Sure, you’ve probably pulled all-nighters before and you’ve definitely been exhausted before, but you have never been as tired as you are going to be once your newborn arrives. Newborns don’t know the difference between night and day. They also don’t sleep for long stretches of time. Your baby is going to want to eat every 3 to 4 hours or so, and he is going to let you know when he wants to eat; and he’s definitely not going to care if you just feel asleep or if your longest stretch of sleep has only been 20 minutes in the past 24 hours. And, not only are you exhausted, but you also have to actually take care of someone; you can’t just lay there and stare at the TV like you did when you were exhausted pre-child.
The sleep deprivation will be a shock to your system, but before you know it, you’ll figure out that you can survive on a few hours of sleep and an IV of coffee.
Call in the Reinforcements
When you really can’t keep your eyes open and the sleep deprivation has gotten to be too much, call in the reinforcements. Ask one of the grandparents, one of the aunts or uncles or a trusted friend if they would be willing to sit with baby while you get a little shut-eye.
One Flew Over the Cuckoo’s Nest
The lack of sleep, your raging hormones, trying to adjust to life as a parent and everything else that comes with having a newborn can make you feel like you have gone a little, well, crazy.

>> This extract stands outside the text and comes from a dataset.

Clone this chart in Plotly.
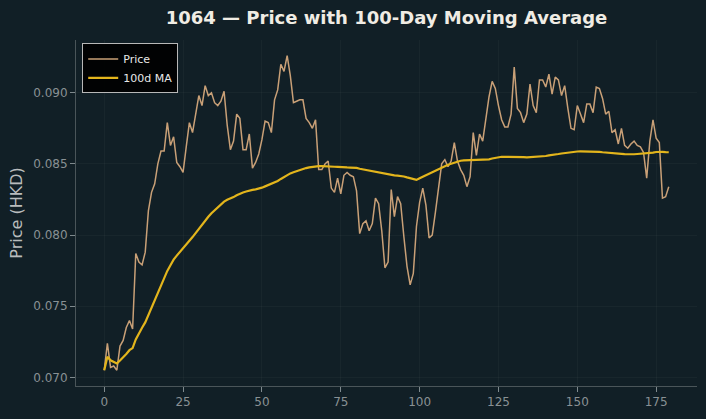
import pandas as pd
import plotly.graph_objects as go

days = list(range(180))
price = [
    0.0705, 0.0724, 0.0707, 0.0708, 0.0705, 0.0722, 0.0726, 0.0735, 0.0740, 0.0734,
    0.0787, 0.0781, 0.0779, 0.0788, 0.0817, 0.0830, 0.0836, 0.0850, 0.0859, 0.0859,
    0.0879, 0.0863, 0.0869, 0.0851, 0.0848, 0.0844, 0.0862, 0.0879, 0.0872, 0.0886,
    0.0898, 0.0891, 0.0905, 0.0898, 0.0900, 0.0893, 0.0891, 0.0894, 0.0901, 0.0877,
    0.0860, 0.0866, 0.0885, 0.0882, 0.0860, 0.0860, 0.0871, 0.0847, 0.0851, 0.0857,
    0.0867, 0.0880, 0.0879, 0.0872, 0.0895, 0.0902, 0.0920, 0.0915, 0.0926, 0.0912,
    0.0893, 0.0894, 0.0895, 0.0895, 0.0882, 0.0879, 0.0875, 0.0881, 0.0846, 0.0846,
    0.0850, 0.0852, 0.0833, 0.0830, 0.0840, 0.0829, 0.0842, 0.0844, 0.0842, 0.0841,
    0.0831, 0.0801, 0.0808, 0.0810, 0.0803, 0.0808, 0.0826, 0.0822, 0.0803, 0.0777,
    0.0781, 0.0832, 0.0813, 0.0827, 0.0822, 0.0799, 0.0778, 0.0765, 0.0773, 0.0806,
    0.0823, 0.0833, 0.0821, 0.0798, 0.0800, 0.0816, 0.0834, 0.0850, 0.0853, 0.0848,
    0.0852, 0.0865, 0.0852, 0.0846, 0.0842, 0.0834, 0.0841, 0.0872, 0.0856, 0.0871,
    0.0866, 0.0881, 0.0897, 0.0908, 0.0903, 0.0891, 0.0881, 0.0876, 0.0876, 0.0885,
    0.0918, 0.0889, 0.0886, 0.0879, 0.0885, 0.0906, 0.0891, 0.0886, 0.0909, 0.0909,
    0.0904, 0.0913, 0.0899, 0.0911, 0.0909, 0.0898, 0.0905, 0.0889, 0.0875, 0.0874,
    0.0891, 0.0885, 0.0879, 0.0892, 0.0892, 0.0886, 0.0904, 0.0903, 0.0896, 0.0885,
    0.0887, 0.0872, 0.0874, 0.0864, 0.0875, 0.0863, 0.0861, 0.0864, 0.0866, 0.0863,
    0.0862, 0.0858, 0.0840, 0.0866, 0.0881, 0.0868, 0.0865, 0.0826, 0.0827, 0.0834,
]
ma_window = 100
ma = pd.Series(price).rolling(ma_window, min_periods=1).mean().tolist()

x_ticks = [0, 25, 50, 75, 100, 125, 150, 175]
y_ticks = [0.070, 0.075, 0.080, 0.085, 0.090]
title = "1064 — Price with 100-Day Moving Average"

BG = "#111f26"
FONT = "DejaVu Sans"

fig = go.Figure()
fig.add_trace(go.Scatter(x=days, y=price, mode="lines", name="Price",
                         line=dict(color="#c9a077", width=1.5)))
fig.add_trace(go.Scatter(x=days, y=ma, mode="lines", name="100d MA",
                         line=dict(color="#e3b51c", width=2.2)))

xmin, xmax = min(days), max(days)
pad_x = (xmax - xmin) * 0.05
ymin, ymax = min(price), max(price)
pad_y = (ymax - ymin) * 0.05

axis_common = dict(
    showgrid=True, gridcolor="rgba(255,255,255,0.03)", gridwidth=1,
    zeroline=False, showline=True, linecolor="#4a5559", linewidth=1,
    ticks="outside", ticklen=5, tickcolor="#7f8a8e",
    tickfont=dict(family=FONT, size=12, color="#899194"),
)

fig.update_layout(
    width=706, height=419,
    margin=dict(l=76, r=9, t=40, b=33),
    paper_bgcolor=BG, plot_bgcolor=BG,
    font=dict(family=FONT),
    title=dict(text="<b>" + title + "</b>", x=(76 + 697) / 2 / 706, xanchor="center",
               y=1 - 18 / 419, yanchor="middle",
               font=dict(family=FONT, size=18, color="#f0ece4")),
    showlegend=True,
    legend=dict(x=0.01, y=0.99, xanchor="left", yanchor="top",
                bgcolor="rgba(0,0,0,0.92)", bordercolor="#b8b8b8", borderwidth=1,
                font=dict(family=FONT, size=11, color="#e8e8e8"),
                itemwidth=30, tracegroupgap=0),
    xaxis=dict(range=[xmin - pad_x, xmax + pad_x], tickvals=x_ticks, **axis_common),
    yaxis=dict(range=[ymin - pad_y, ymax + pad_y], tickvals=y_ticks, tickformat=".3f",
               title=dict(text="Price (HKD)", font=dict(family=FONT, size=16, color="#b9bcbd"),
                          standoff=6),
               **axis_common),
)

fig.write_html("out.html")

Don’t be surprised if you find yourself crying one minute and laughing hysterically the next, or if you and your spouse start arguing, or if you really feel like telling your mother-in-law to shove it where the sun doesn’t shine. Feeling a little crazy is totally normal. When you do feel like you’ve reached your breaking point, however, do try to take a deep breath or ask for help. You aren’t going to do your baby or yourself any good if you start lashing out.
Could it be Post Partum?
It is important to note that if you feel very angry, you feel very down-in-the-dumps, you are harboring ill feelings toward your baby or you are having any other emotions that you are unsure of, you should talk to your doctor. You may suffer from postpartum depression (which is totally normal) and your doctor will be able to help you.